WarriorsWorld is providing an unbiased series of posts while watching and reporting on Jarrett Jack, and only Jarrett Jack, on both ends of the floor for the entire Western Conference Semifinals. This installment covers Game 5 in San Antonio.
Sometimes the stars don’t show up. It happens in every medium – sports, movies, TV, music. It’s why you need role players. The Paul Giamatti, Don Cheadle, Flip Mode Squad, Vin Rock, Lench Mob, Billy Preston, Newman (Hellloooo), Hugo Hurley, Bubbles and Paulie Walnuts of the world.
And Jarrett Jack.
Sometimes the role players can make up for the disappearance of the stars. Like Jack did in the regular season against the Cavs and Hornets. Sometimes a young, raw player steps in and shows the potential to be a future star. That’s Harrison Barnes in the last two games.
But it’s not enough in the playoffs. Not against the San Antonio Spurs.
With Steph Curry and Klay Thompson completely off their games offensively and defensively, Jack played solid on both ends of the floor. He was Donnie Wahlberg in Righteous Kill. Robert De Niro and Al Pacino were awful, but Wahlberg was working his ass off to make up for it. It didn’t matter. That movie was terrible.
And despite Jack’s efforts, the Warriors were terrible without Curry and Klay. It didn’t help that Andrew Bogut came up with just two points, six rebounds and zero blocks.

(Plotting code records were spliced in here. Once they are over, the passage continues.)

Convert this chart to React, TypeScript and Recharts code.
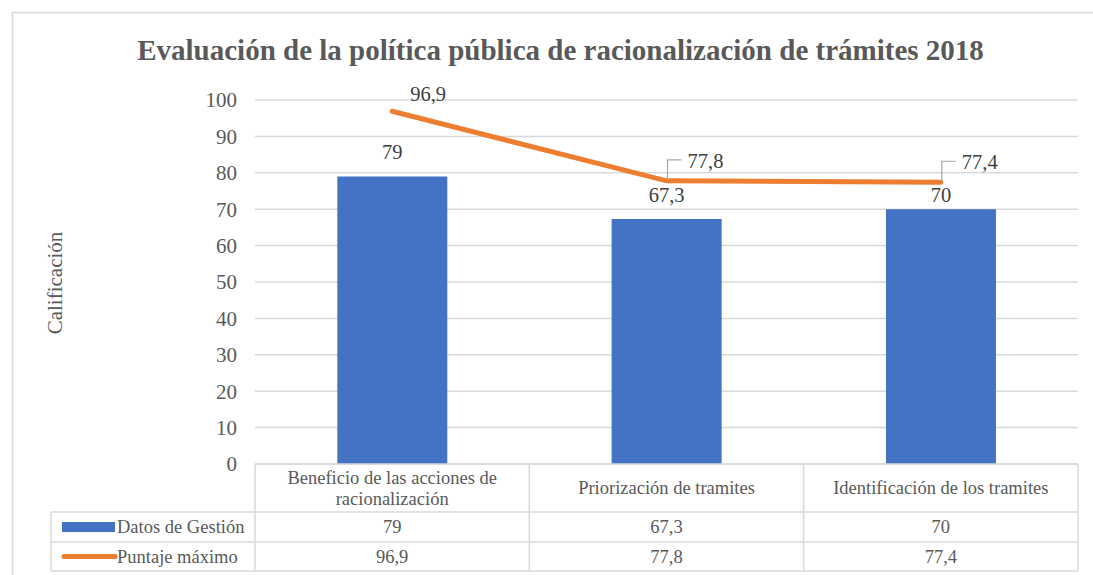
import React from "react";
import {
  ComposedChart,
  Bar,
  Line,
  XAxis,
  YAxis,
  CartesianGrid,
  LabelList,
  Customized,
} from "recharts";

// ---------- data ----------
const categories = [
  "Beneficio de las acciones de racionalización",
  "Priorización de tramites",
  "Identificación de los tramites",
];
const datosGestion = [79, 67.3, 70];
const puntajeMaximo = [96.9, 77.8, 77.4];
const seriesNames = ["Datos de Gestión", "Puntaje máximo"];
const yTicks = [0, 10, 20, 30, 40, 50, 60, 70, 80, 90, 100];
const chartTitle = "Evaluación de la política pública de racionalización de trámites 2018";
const yAxisTitle = "Calificación";

const data = categories.map((name, i) => ({
  name,
  gestion: datosGestion[i],
  maximo: puntajeMaximo[i],
}));

// ---------- style ----------
const FONT = '"Liberation Serif", "Times New Roman", serif';
const TEXT = "#595959";
const LABEL = "#404040";
const BORDER = "#d9d9d9";
const BLUE = "#4472C4";
const ORANGE = "#ED7D31";
const LEADER = "#a6a6a6";

const fmt = (v: number) => String(v).replace(".", ",");

function wrap(text: string, maxChars: number): string[] {
  const words = text.split(" ");
  const lines: string[] = [];
  let cur = "";
  for (const w of words) {
    const next = cur ? cur + " " + w : w;
    if (next.length > maxChars && cur) {
      lines.push(cur);
      cur = w;
    } else cur = next;
  }
  if (cur) lines.push(cur);
  return lines;
}

const TableTick = (props: any) => {
  const { x, y, payload } = props;
  const index = payload?.index ?? props.index ?? 0;
  const half = payload?.offset ?? 0;
  const left = x - half;
  const right = x + half;
  const headerH = 48;
  const rowH = 30;
  const row2H = 29;
  const r1 = y + headerH;
  const r2 = r1 + rowH;
  const r3 = r2 + row2H;
  const lines = wrap(String(payload.value), 31);
  const headerMid = y + headerH / 2;
  const lh = 21;
  const legendLeft = left - 204;
  const fs = 18.5;
  return (
    <g>
      {lines.map((ln, k) => (
        <text
          key={k}
          x={x}
          y={headerMid + (k - (lines.length - 1) / 2) * lh}
          textAnchor="middle"
          dominantBaseline="central"
          fill={TEXT}
          fontSize={fs}
          fontFamily={FONT}
        >
          {ln}
        </text>
      ))}
      <text x={x} y={r1 + rowH / 2} textAnchor="middle" dominantBaseline="central" fill={TEXT} fontSize={fs} fontFamily={FONT}>
        {fmt(datosGestion[index])}
      </text>
      <text x={x} y={r2 + row2H / 2} textAnchor="middle" dominantBaseline="central" fill={TEXT} fontSize={fs} fontFamily={FONT}>
        {fmt(puntajeMaximo[index])}
      </text>
      <line x1={left} x2={right} y1={y} y2={y} stroke={BORDER} strokeWidth={1.5} />
      <line x1={left} x2={right} y1={r1} y2={r1} stroke={BORDER} strokeWidth={1.5} />
      <line x1={left} x2={right} y1={r2} y2={r2} stroke={BORDER} strokeWidth={1.5} />
      <line x1={left} x2={right} y1={r3} y2={r3} stroke={BORDER} strokeWidth={1.5} />
      <line x1={right} x2={right} y1={y} y2={r3} stroke={BORDER} strokeWidth={1.5} />
      {index === 0 && (
        <g>
          <line x1={left} x2={left} y1={y} y2={r3} stroke={BORDER} strokeWidth={1.5} />
          <line x1={legendLeft} x2={left} y1={r1} y2={r1} stroke={BORDER} strokeWidth={1.5} />
          <line x1={legendLeft} x2={left} y1={r2} y2={r2} stroke={BORDER} strokeWidth={1.5} />
          <line x1={legendLeft} x2={left} y1={r3} y2={r3} stroke={BORDER} strokeWidth={1.5} />
          <line x1={legendLeft} x2={legendLeft} y1={r1} y2={r3} stroke={BORDER} strokeWidth={1.5} />
          <rect x={legendLeft + 11} y={r1 + rowH / 2 - 5} width={53} height={10} fill={BLUE} />
          <line
            x1={legendLeft + 13}
            x2={legendLeft + 64}
            y1={r2 + row2H / 2}
            y2={r2 + row2H / 2}
            stroke={ORANGE}
            strokeWidth={5}
            strokeLinecap="round"
          />
          <text x={legendLeft + 66} y={r1 + rowH / 2} dominantBaseline="central" fill={TEXT} fontSize={fs} fontFamily={FONT}>
            {seriesNames[0]}
          </text>
          <text x={legendLeft + 66} y={r2 + row2H / 2} dominantBaseline="central" fill={TEXT} fontSize={fs} fontFamily={FONT}>
            {seriesNames[1]}
          </text>
        </g>
      )}
    </g>
  );
};

const BarLabel = (props: any) => {
  const vb = props.viewBox && props.viewBox.width !== undefined ? props.viewBox : props;
  const { x, y, width, height } = vb;
  const index = props.index ?? 0;
  const value = Number(props.value);
  const cx = x + width / 2;
  const bottom = y + height;
  const pxPerUnit = height / value;
  const lineY = bottom - puntajeMaximo[index] * pxPerUnit;
  let base = y - 17;
  const top = base - 15;
  if (lineY > top - 3 && lineY < base + 3) base = lineY + 20;
  return (
    <text x={cx} y={base} textAnchor="middle" fill={LABEL} fontSize={20.5} fontFamily={FONT}>
      {fmt(value)}
    </text>
  );
};

const LineLabel = (props: any) => {
  const { x, y, value } = props;
  const index = props.index ?? 0;
  if (index === 0) {
    return (
      <text x={x + 36} y={y - 10} textAnchor="middle" fill={LABEL} fontSize={20.5} fontFamily={FONT}>
        {fmt(Number(value))}
      </text>
    );
  }
  return (
    <g>
      <path d={`M${x + 1},${y - 1} V${y - 21} H${x + 15}`} stroke={LEADER} strokeWidth={1.2} fill="none" />
      <text x={x + 21} y={y - 13} textAnchor="start" fill={LABEL} fontSize={20.5} fontFamily={FONT}>
        {fmt(Number(value))}
      </text>
    </g>
  );
};

const Overlay = () => (
  <g>
    <rect x={12.5} y={12.5} width={1200} height={700} fill="none" stroke={BORDER} strokeWidth={1.5} />
    <text x={560.5} y={60} textAnchor="middle" fill={TEXT} fontSize={29} fontWeight="bold" fontFamily={FONT}>
      {chartTitle}
    </text>
    <text
      x={0}
      y={0}
      transform="translate(62,283) rotate(-90)"
      textAnchor="middle"
      fill={TEXT}
      fontSize={21}
      fontFamily={FONT}
    >
      {yAxisTitle}
    </text>
  </g>
);

export default function App() {
  return (
    <div style={{ position: "absolute", left: 0, top: 0, width: 1093, height: 575, background: "#fff" }}>
      <ComposedChart
        width={1093}
        height={575}
        data={data}
        margin={{ top: 100, right: 15, bottom: 0, left: 195 }}
        barCategoryGap="30%"
      >
        <Customized component={Overlay} />
        <CartesianGrid vertical={false} stroke={BORDER} strokeWidth={1.5} />
        <XAxis
          dataKey="name"
          axisLine={false}
          tickLine={false}
          tickSize={0}
          tickMargin={0}
          height={111}
          interval={0}
          tick={<TableTick />}
        />
        <YAxis
          domain={[0, 100]}
          ticks={yTicks}
          interval={0}
          axisLine={false}
          tickLine={false}
          tickSize={0}
          tickMargin={18}
          width={60}
          tick={{ fill: TEXT, fontSize: 21, fontFamily: FONT }}
        />
        <Bar dataKey="gestion" fill={BLUE} isAnimationActive={false}>
          <LabelList dataKey="gestion" content={<BarLabel />} />
        </Bar>
        <Line
          dataKey="maximo"
          type="linear"
          stroke={ORANGE}
          strokeWidth={5}
          strokeLinecap="round"
          dot={false}
          activeDot={false}
          isAnimationActive={false}
        >
          <LabelList dataKey="maximo" content={<LineLabel />} />
        </Line>
      </ComposedChart>
    </div>
  );
}
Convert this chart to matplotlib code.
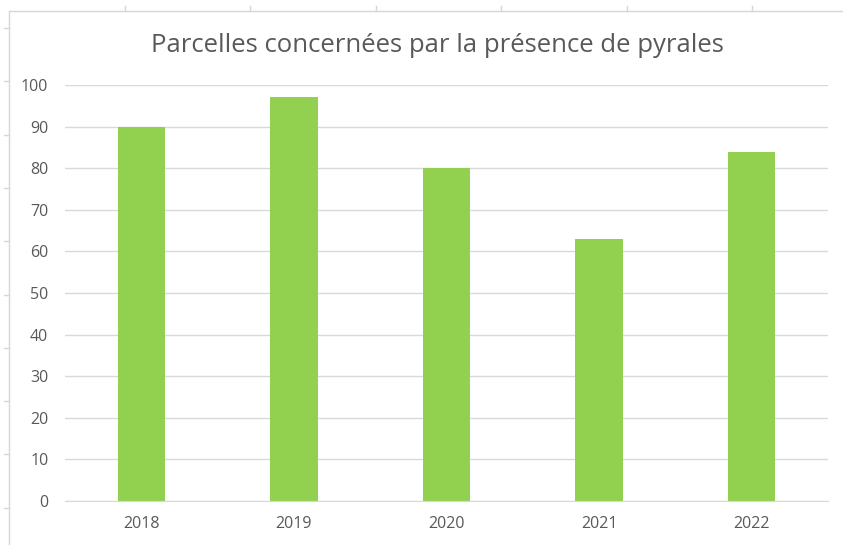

A play-by-play analysis of Jack’s game would be as worthwhile as studying Wahlberg’s performance in Righteous Kill. Awful game, awful movie. Let’s just move on.
What Jack did was prove why he is such a valuable back up. When the stars are off, he can be there to pick up the slack. An average-to-below-average defender, on this night Jack worked hard on defense while hitting his patented mid-range jumper that makes him one of the most efficient in the league at that shot. He was also able to get in the lane quite a bit. As usual, he had his share of turnovers, but nothing too costly.
Not surprisingly, most of Jack’s best games of the regular season came in losses. When your role players take the lead, it means something went wrong. That’s what cost the Warriors. A role player or potential future star can’t make up for the disappearance of your top three players.